Assassination, Conspiracy, and the Forgotten Trial of Jack Ruby

by Dan Abrams & David Fisher

Pub Date: June 1st, 2021
ISBN: 978-1-335-91403-3
Publisher: Hanover Square Press

Why did Jack Ruby kill Lee Harvey Oswald?

Abrams, chief legal analyst for ABC News, and journalist Fisher team up for their latest investigation, this time focused on the trial of Ruby, accused of killing JFK assassin Oswald. With the shooting broadly televised, Ruby’s defense lawyers—headed by “square-jawed, silver-maned, impeccably groomed Californian Melvin Belli, arguably the most famous lawyer in the country”—hoped to spare Ruby from the death penalty by conjuring an innovative defense. Ruby, Belli asserted, suffered from a rare mental illness—psychomotor variant epilepsy—that resulted in a fugue state, during which he had no control over what he was doing.

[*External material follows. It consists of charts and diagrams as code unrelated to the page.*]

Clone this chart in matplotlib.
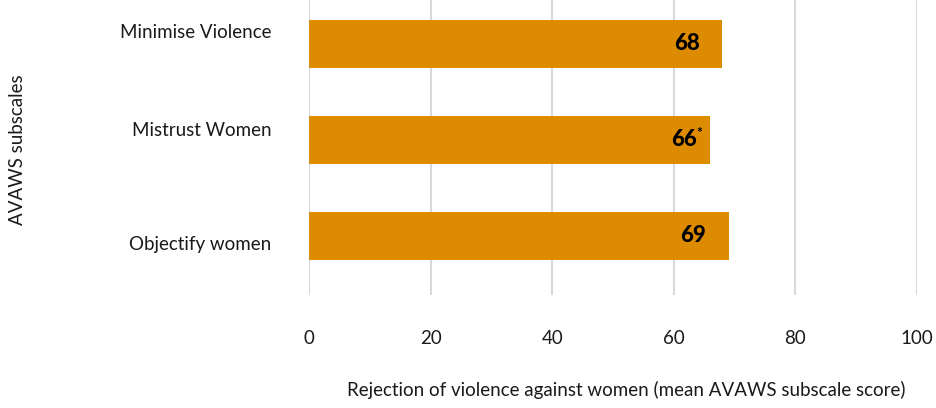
import matplotlib
matplotlib.use("Agg")
import matplotlib.pyplot as plt

categories = ["Minimise Violence", "Mistrust Women", "Objectify women"]
values = [68, 66, 69]
value_labels = ["68", "66", "69"]
label_marks = ["", "*", ""]
x_ticks = [0, 20, 40, 60, 80, 100]

plt.rcParams["font.family"] = ["Lato", "DejaVu Sans"]

bar_color = "#DD8B00"
grid_color = "#D9D9D9"

fig = plt.figure(figsize=(9.36, 4.08), dpi=100)
ax = fig.add_axes([309 / 936, 1 - 295 / 408, (917 - 309) / 936, 295 / 408])

pos = list(range(len(categories)))
ax.barh(pos, values, height=0.5, color=bar_color, zorder=3)

ax.set_xlim(0, 100)
ax.set_ylim(2.615, -0.458)
ax.set_xticks(x_ticks)
ax.set_xticklabels([str(t) for t in x_ticks])
ax.set_yticks(pos)
ax.set_yticklabels(categories)

ax.grid(axis="x", color=grid_color, linewidth=1.5, zorder=0)
ax.grid(axis="y", visible=False)
for s in ax.spines.values():
    s.set_visible(False)
ax.tick_params(axis="x", length=0, pad=25, labelsize=13.5, colors="#1a1a1a")
ax.tick_params(axis="y", length=0, pad=27, labelsize=13.5, colors="#1a1a1a")

# nudge the category labels slightly
for lbl, dy in zip(ax.get_yticklabels(), [13, 11, -7]):
    lbl.set_transform(lbl.get_transform() + matplotlib.transforms.ScaledTranslation(0, dy / 100, fig.dpi_scale_trans))

for p, v, lab, mark in zip(pos, values, value_labels, label_marks):
    off = -13 if mark else -23
    ax.annotate(lab, xy=(v, p), xytext=(off * 0.72, 0), textcoords="offset points",
                ha="right", va="center", fontsize=16, fontweight="black",
                color="black", zorder=4)
    if mark:
        ax.annotate(mark, xy=(v, p), xytext=((off + 5) * 0.72, 5), textcoords="offset points",
                    ha="right", va="center", fontsize=10, fontweight="bold",
                    color="black", zorder=4)

fig.text(626 / 936, 1 - 390 / 408, "Rejection of violence against women (mean AVAWS subscale score)",
         ha="center", va="center", fontsize=13.5, color="#1a1a1a")
fig.text(18 / 936, 1 - 150 / 408, "AVAWS subscales", rotation=90,
         ha="center", va="center", fontsize=13.5, color="#1a1a1a")

fig.savefig("out.png", dpi=100, facecolor="white")
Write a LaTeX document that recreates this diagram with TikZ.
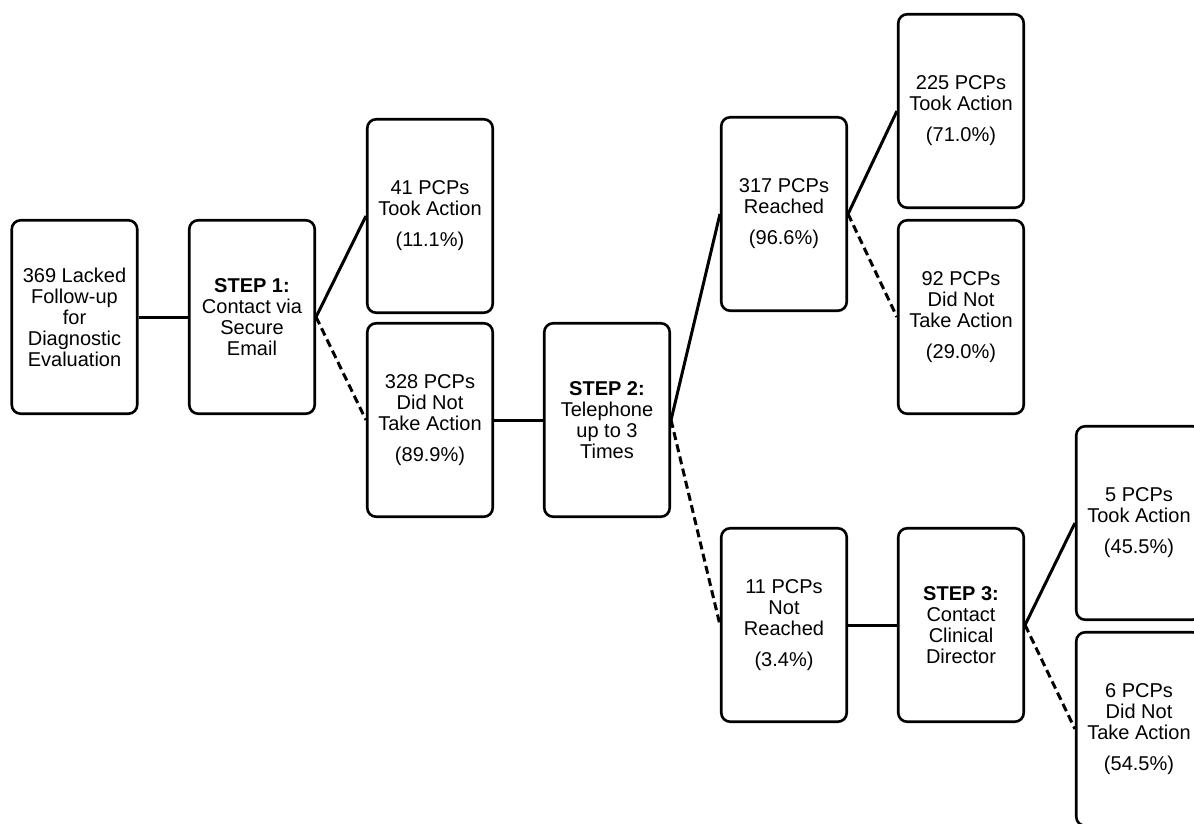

The authors offer an animated, overwhelmingly detailed examination of the trial, from the family’s decision to hire a high-powered “superstar” lawyer, whose $50,000 fee, the family believed, could be raised by selling Ruby’s story; to the verdict, when jurors unanimously found Ruby guilty and sentenced him to death. Jury selection was predictably contentious. Of 900 people called to serve, 500 showed up, and after 14 days of lawyerly wrangling, a jury consisting of eight men and four women, all White Protestants, was finally seated. Abrams and Fisher mine transcripts and news coverage to dramatize the trial as it unfolded, including witness testimony, lawyers’ objections, the judge’s rulings, and Belli’s repeated calls for a mistrial. Medical experts for the defense and the prosecution offered contradictory theories about Ruby’s mind. The verdict “was simply the end of the beginning”; Belli won an appeal, citing more than 200 errors by the judge. An increasingly paranoid Ruby testified before the Warren Commission about his motivation, denying a prior connection to Oswald. Suffering from cancer, he died in prison, awaiting a new trial. Did Oswald act alone? Did Ruby? Hints of a conspiracy, left unquestioned by the authors, feed into what they contend “a majority of Americans” suspect.

A bright spotlight on well-worn ground.